Stevens' case, sitting alongside Sir John, relates to a house of ill-repute run by a Gale Tornado who employs various exotic dancers. Stevens distracts various parties as he is trying to disguise marmalade on his collar.

Meanwhile, Pilbright works fiercely for her client, a woman whose marriage was disrupted by World War II, with the registration office and its record of the marriage destroyed in the blitz on the day she wed. The woman further claims that another bombing raid caused her to lose her memory and she moved to another part of the country, and has only recently recovered her memory and the knowledge that she was married.

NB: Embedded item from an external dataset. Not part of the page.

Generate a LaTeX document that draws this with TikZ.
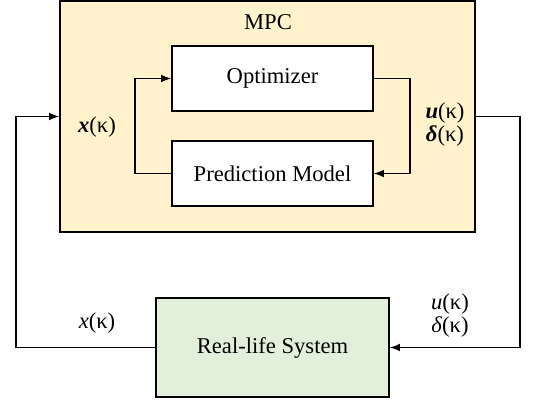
\documentclass[tikz,border=0pt]{standalone}
\usepackage{fontspec}
\setmainfont{Liberation Serif}
\usepackage{xcolor}
\usetikzlibrary{arrows,positioning,shapes,calc}
\definecolor{mpcfill}{HTML}{FFF2CC}
\definecolor{sysfill}{HTML}{E2EFDA}

\begin{document}
\begin{tikzpicture}[x=0.5pt,y=-0.5pt,font=\fontsize{11.3}{13.5}\selectfont,
  outer node/.style={draw,line width=0.8pt,inner sep=0pt},
  block node/.style={draw,fill=white,line width=0.8pt,minimum width=100.5pt,minimum height=32.5pt,inner sep=0pt},
  sig line/.style={line width=0.75pt,-latex}]
\useasboundingbox (0,0) rectangle (540,400);
\node[outer node,fill=mpcfill,minimum width=207.5pt,minimum height=115.5pt] (mpc) at (267.5,116.5){};
\node[outer node,fill=sysfill,minimum width=116.5pt,minimum height=49.5pt] (sys) at (272.5,347.5){Real-life System};
\node[block node] (opt) at (272.5,78.5){Optimizer};
\node[block node] (pred) at (272.5,173.5){Prediction Model};
\node (mpclabel) at (268,22){MPC};
\node (xin) at (97,127){\textbf{\textit{x}}(κ)};
\node[align=center] (uout) at (445,125){\textbf{\textit{u}}(κ)\\[-2pt]\textbf{\textit{δ}}(κ)};
\node (xsys) at (97,323){\textit{x}(κ)};
\node[align=center] (usys) at (450,316){\textit{u}(κ)\\[-2pt]\textit{δ}(κ)};
% inner loop
\draw[sig line] (pred.west) -- ++(-36,0) |- (opt.west);
\draw[sig line] (opt.east) -- ++(36,0) |- (pred.east);
% outer loop
\coordinate (lc) at (16,116.5);
\coordinate (rc) at (520,116.5);
\draw[sig line] (sys.west) -| (lc) -- (mpc.west);
\draw[sig line] (mpc.east) -- (rc) |- (sys.east);
\end{tikzpicture}
\end{document}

Stevens gets his room-mate Hubert to pass him the opposing brief and therefore advocates for the other side, Sid Pudney, the man whom she claims is her husband but who denies that they were ever married. The two barristers squabble in their offices and in court.

Pilbright, about to lose the case, makes a furious declaration in which she declares "the Law is an Ass!". Stevens, seeing how upset she is, joins her in this, but in their zeal, they offend the presiding judge, Mr Justice Haddon, who tells them that he intends to have them severely disciplined.

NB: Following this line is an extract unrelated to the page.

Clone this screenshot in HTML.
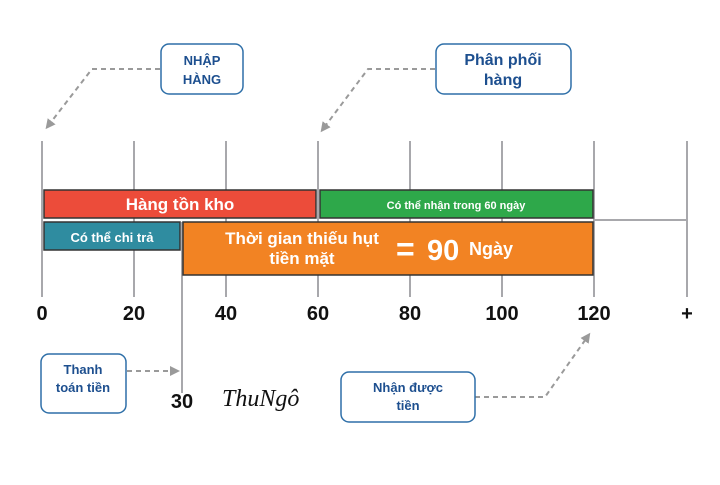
<!DOCTYPE html>
<html><head><meta charset="utf-8"><style>
body{margin:0;background:#fff;}
svg text{font-family:"Liberation Sans",sans-serif;font-weight:bold;}
</style></head><body>
<svg width="720" height="480" viewBox="0 0 720 480" xmlns="http://www.w3.org/2000/svg">
<defs><marker id="ar" markerWidth="10" markerHeight="10" refX="6" refY="5" orient="auto" markerUnits="userSpaceOnUse"><path d="M0,0 L10,5 L0,10 Z" fill="#9a9a9a"/></marker></defs>
<g stroke="#a8a8ac" stroke-width="2">
<line x1="42" y1="141" x2="42" y2="297"/><line x1="134" y1="141" x2="134" y2="297"/>
<line x1="226" y1="141" x2="226" y2="297"/><line x1="318" y1="141" x2="318" y2="297"/>
<line x1="410" y1="141" x2="410" y2="297"/><line x1="502" y1="141" x2="502" y2="297"/>
<line x1="594" y1="141" x2="594" y2="297"/><line x1="687" y1="141" x2="687" y2="297"/>
<line x1="594" y1="220" x2="687" y2="220"/>
<line x1="182" y1="222" x2="182" y2="393"/>
</g>
<rect x="44" y="190" width="272" height="28" fill="#ec4c3a" stroke="#333" stroke-width="1.5"/>
<rect x="320" y="190" width="273" height="28" fill="#2ea84a" stroke="#333" stroke-width="1.5"/>
<rect x="44" y="222" width="136" height="28" fill="#2f8ca0" stroke="#333" stroke-width="1.5"/>
<rect x="183" y="222" width="410" height="53" fill="#f28323" stroke="#333" stroke-width="1.5"/>
<g fill="#fff">
<text x="180" y="210" font-size="17" text-anchor="middle">Hàng tồn kho</text>
<text x="456" y="209" font-size="11" text-anchor="middle">Có thể nhận trong 60 ngày</text>
<text x="112" y="242" font-size="13" text-anchor="middle">Có thể chi trả</text>
<text x="302" y="244" font-size="17" text-anchor="middle">Thời gian thiếu hụt</text>
<text x="302" y="264" font-size="17" text-anchor="middle">tiền mặt</text>
<text x="396" y="260" font-size="32" font-weight="normal">=</text>
<text x="427" y="260" font-size="29">90</text>
<text x="469" y="255" font-size="18">Ngày</text>
</g>
<g fill="#111" font-size="20" text-anchor="middle">
<text x="42" y="320">0</text><text x="134" y="320">20</text><text x="226" y="320">40</text>
<text x="318" y="320">60</text><text x="410" y="320">80</text><text x="502" y="320">100</text>
<text x="594" y="320">120</text><text x="687" y="320">+</text>
<text x="182" y="408">30</text>
</g>
<g stroke="#9a9a9a" stroke-width="2" stroke-dasharray="5,4" fill="none">
<polyline points="160,69 92,69 48,126" marker-end="url(#ar)"/>
<polyline points="435,69 368,69 323,129" marker-end="url(#ar)"/>
<polyline points="127,371 176,371" marker-end="url(#ar)"/>
<polyline points="475,397 545,397 588,336" marker-end="url(#ar)"/>
</g>
<g fill="#fff" stroke="#2e6fa8" stroke-width="1.5">
<rect x="161" y="44" width="82" height="50" rx="8"/>
<rect x="436" y="44" width="135" height="50" rx="8"/>
<rect x="41" y="354" width="85" height="59" rx="8"/>
<rect x="341" y="372" width="134" height="50" rx="8"/>
</g>
<g fill="#1d4f8f" text-anchor="middle">
<text x="202" y="65" font-size="13">NHẬP</text><text x="202" y="84" font-size="13">HÀNG</text>
<text x="503" y="65" font-size="16">Phân phối</text><text x="503" y="85" font-size="16">hàng</text>
<text x="83" y="374" font-size="13">Thanh</text><text x="83" y="392" font-size="13">toán tiền</text>
<text x="408" y="392" font-size="13">Nhận được</text><text x="408" y="410" font-size="13">tiền</text>
</g>
<text x="222" y="406" font-size="24" font-style="italic" fill="#111" style="font-family:'Liberation Serif',serif;font-weight:normal">ThuNgô</text>
</svg>
</body></html>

Outside the court, Stevens overhears an exchange between the two parties and sees Sid burn their wedding certificate. The couple split, and both seem abnormally happy. Stevens follows the woman to a posh hotel and confronts her. It is revealed that the couple really were married, but in the intervening years the woman had bigamously married another man who has become very wealthy, and she brought the case with the intention that it should fail and "prove" that she had not married previously, so as to prevent her being charged with bigamy and to remove any possibility that her previous husband could make a claim against her newfound wealth.

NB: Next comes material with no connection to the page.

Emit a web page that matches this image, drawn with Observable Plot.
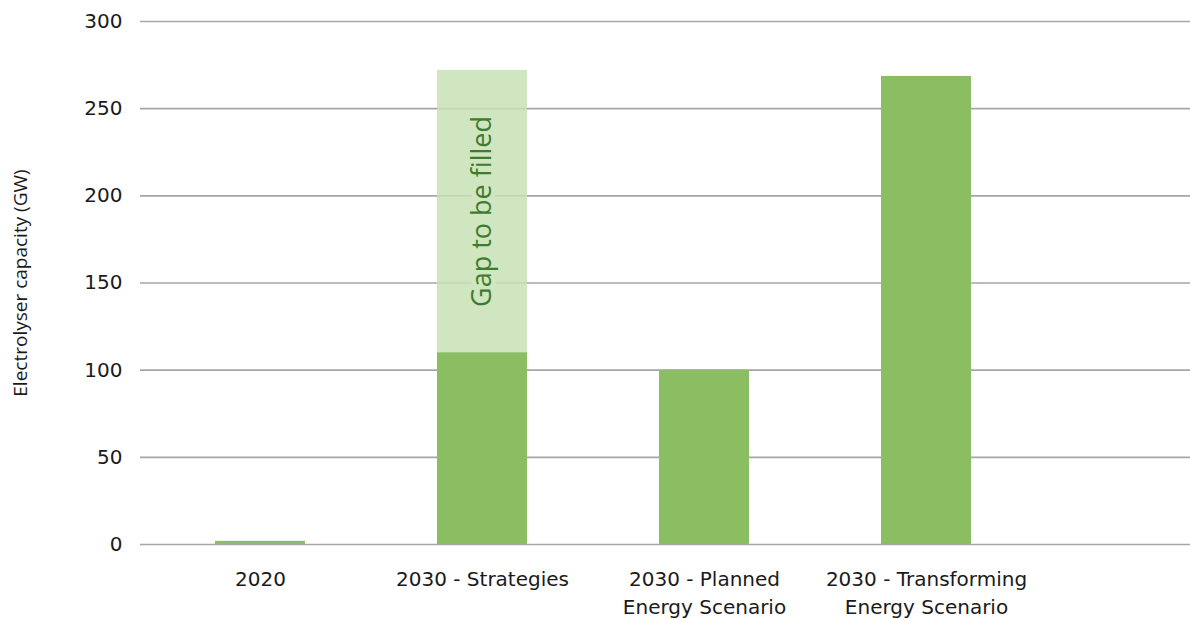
<!DOCTYPE html>
<html>
<head>
<meta charset="utf-8">
<script src="https://cdn.jsdelivr.net/npm/d3@7"></script>
<script src="https://cdn.jsdelivr.net/npm/@observablehq/plot@0.6"></script>
<style>
  html, body { margin: 0; padding: 0; background: #fff; }
</style>
</head>
<body>
<div id="chart"></div>
<script>
const categories = ["2020", "2030 - Strategies", "2030 - Planned Energy Scenario", "2030 - Transforming Energy Scenario"];
const tickLabels = ["2020", "2030 - Strategies", "2030 - Planned\nEnergy Scenario", "2030 - Transforming\nEnergy Scenario"];
const capacity = [1.8, 110, 100, 268.5];
const gapToFill = [0, 162, 0, 0];
const yTicks = [0, 50, 100, 150, 200, 250, 300];
const gapLabel = "Gap to be filled";
const yLabel = "Electrolyser capacity (GW)";

const rows = categories.map((c, i) => ({cat: c, value: capacity[i], gap: gapToFill[i]}));
const gapRows = rows.filter(d => d.gap > 0);
const gridInGap = gapRows.flatMap(d => yTicks.filter(t => t > d.value && t < d.value + d.gap).map(t => ({cat: d.cat, y: t})));

const chart = Plot.plot({
  width: 1190,
  height: 619,
  marginLeft: 140,
  marginRight: 0,
  marginTop: 21,
  marginBottom: 75,
  style: {fontFamily: "'DejaVu Sans', sans-serif", fontSize: "20px", color: "#1a1a1a", background: "#fff"},
  x: {domain: categories, range: [148, 1037], paddingInner: 0.595, paddingOuter: 0.2975},
  y: {domain: [0, 300]},
  marks: [
    Plot.ruleY(yTicks, {stroke: "#a6a6a6", strokeWidth: 1.6}),
    Plot.barY(gapRows, {x: "cat", y1: "value", y2: d => d.value + d.gap, fill: "#D0E6C0"}),
    Plot.tickY(gridInGap, {x: "cat", y: "y", stroke: "#c2d6b4", strokeWidth: 1.6}),
    Plot.barY(rows, {x: "cat", y: "value", fill: "#8BBE62"}),
    Plot.text(gapRows, {x: "cat", y: d => d.value + d.gap / 2, text: () => gapLabel, rotate: -90, fontSize: 27, fontFamily: "'Open Sans', sans-serif", fill: "#3E7B2E", stroke: "#D0E6C0", strokeWidth: 10}),
    Plot.axisY({ticks: yTicks, tickSize: 0, tickPadding: 18, fontSize: 20, label: null}),
    Plot.text([yLabel], {frameAnchor: "left", textAnchor: "middle", rotate: -90, dx: -120, fontSize: 19, fontFamily: "'Open Sans', sans-serif", fill: "#1a1a1a"}),
    Plot.axisX({tickSize: 0, tickPadding: 22, fontSize: 20, lineHeight: 1.4, tickFormat: d => tickLabels[categories.indexOf(d)], label: null})
  ]
});
document.getElementById("chart").appendChild(chart);
</script>
</body>
</html>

The two barristers are both annoyed to know that both their clients deceived them, but they realise that they are in love.

==Cast==
- Michael Craig as Tony Stevens
- Mary Peach as Frances Pilbright
- Brenda De Banzie as Gladys Worthing (Pudney)
- James Robertson Justice as Mr. Justice Haddon
- Roland Culver as Sir John Pilbright
- Liz Fraser as Pearl Hoskins
- Ron Moody as Sidney (Sid) Pudney
- Jameson Clark as George Lockwood
- Charles Heslop as Peebles
- Bill Kerr as Victor, club owner
- Nicholas Phipps as Sutcliffe
- Joan Sims as Gale Tornado
- John Standing as Hubert Shannon
- Amanda Barrie as exotic dancer (snake)
- Judy Carne as exotic dancer (maid)
- Barbara Ferris as Gloria Lockwood
- Myrtle Reed as barmaid
- Terry Scott as policeman at law courts
- Graham Stark as police witness
- Ronnie Stevens as hotel under-manager
- Michael Ward as Judge Haddon's assistant (uncredited)
- Geoffrey Denton as the court usher (uncredited)

==Production==
It was Michael Craig's fifth film for Box and Thomas and the last movie he did under his contract with Rank. He called it "a dismal comedy" in which he and Mary Peach "did our best but the material was pretty thin and in spite of some extraordinary overacting by Ron Moody... and Brenda de Banzie, there weren't many laughs."

== Critical reception ==
The Monthly Film Bulletin wrote: "The film pokes some broad and clumsy fun at the expense of the legal profession along highly stagy lines; the set piece of the court scene takes up a third of the film, and is laboured in the extreme. Ralph Thomas's heavy-handed touch is most evident in his direction of Mary Peach and Michel Craig, stiff and uninteresting as the two legal innocents at court."

The Radio Times Guide to Films gave the film 2/5 stars, writing: "This tepid comedy falls flat for the simple reason that feuding barristers Michael Craig and Mary Peach just don't click. Not only is the romantic banter very poor, but there is also none of the knowing courtroom comedy that made the Boulting brothers' Brothers in Law so enjoyable. James Robertson-Justice contributes some bullish support, but this just isn't funny enough."

Filmink called it "a sort of British Adam's Rib."